● **Problem statement**
The answer is one number: how many lines hold the string "Python".

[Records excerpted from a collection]
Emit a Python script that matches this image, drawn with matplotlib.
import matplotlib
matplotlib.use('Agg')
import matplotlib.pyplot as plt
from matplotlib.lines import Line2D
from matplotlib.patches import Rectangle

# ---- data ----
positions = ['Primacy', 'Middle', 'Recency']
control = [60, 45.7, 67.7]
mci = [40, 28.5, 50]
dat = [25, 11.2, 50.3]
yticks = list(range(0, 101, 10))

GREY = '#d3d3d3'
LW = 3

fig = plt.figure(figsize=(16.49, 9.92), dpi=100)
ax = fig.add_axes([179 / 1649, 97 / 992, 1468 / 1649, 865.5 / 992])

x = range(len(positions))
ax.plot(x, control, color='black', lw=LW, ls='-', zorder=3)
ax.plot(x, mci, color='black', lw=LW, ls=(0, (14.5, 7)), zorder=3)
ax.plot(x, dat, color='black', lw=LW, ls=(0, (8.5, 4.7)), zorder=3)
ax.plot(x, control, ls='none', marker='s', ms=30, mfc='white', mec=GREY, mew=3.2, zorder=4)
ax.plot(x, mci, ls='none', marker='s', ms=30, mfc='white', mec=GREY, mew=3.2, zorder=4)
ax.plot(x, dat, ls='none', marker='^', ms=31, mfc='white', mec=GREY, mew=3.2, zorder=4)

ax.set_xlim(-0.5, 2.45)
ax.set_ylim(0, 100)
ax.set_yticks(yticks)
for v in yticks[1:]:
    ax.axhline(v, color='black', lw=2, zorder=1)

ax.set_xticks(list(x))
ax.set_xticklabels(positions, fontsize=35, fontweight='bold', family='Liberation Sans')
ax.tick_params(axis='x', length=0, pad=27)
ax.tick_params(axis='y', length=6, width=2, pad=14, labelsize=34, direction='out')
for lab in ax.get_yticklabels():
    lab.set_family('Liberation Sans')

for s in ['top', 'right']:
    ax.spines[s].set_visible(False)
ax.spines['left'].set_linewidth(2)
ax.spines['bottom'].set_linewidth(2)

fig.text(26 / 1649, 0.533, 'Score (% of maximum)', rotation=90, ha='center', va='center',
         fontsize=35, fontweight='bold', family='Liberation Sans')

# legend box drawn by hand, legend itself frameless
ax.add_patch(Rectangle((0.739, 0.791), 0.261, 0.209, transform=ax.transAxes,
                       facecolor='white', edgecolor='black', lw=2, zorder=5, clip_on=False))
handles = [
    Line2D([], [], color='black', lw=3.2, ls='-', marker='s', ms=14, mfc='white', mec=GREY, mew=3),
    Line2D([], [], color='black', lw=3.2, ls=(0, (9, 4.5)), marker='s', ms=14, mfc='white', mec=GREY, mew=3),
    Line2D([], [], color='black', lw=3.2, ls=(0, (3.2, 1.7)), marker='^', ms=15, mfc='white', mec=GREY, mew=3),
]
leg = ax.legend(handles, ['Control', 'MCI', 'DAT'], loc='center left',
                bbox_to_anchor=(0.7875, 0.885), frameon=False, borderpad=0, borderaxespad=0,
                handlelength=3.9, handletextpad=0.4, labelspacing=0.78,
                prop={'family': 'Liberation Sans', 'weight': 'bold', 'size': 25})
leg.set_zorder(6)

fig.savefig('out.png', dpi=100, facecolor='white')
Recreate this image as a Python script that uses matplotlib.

● **The response**
2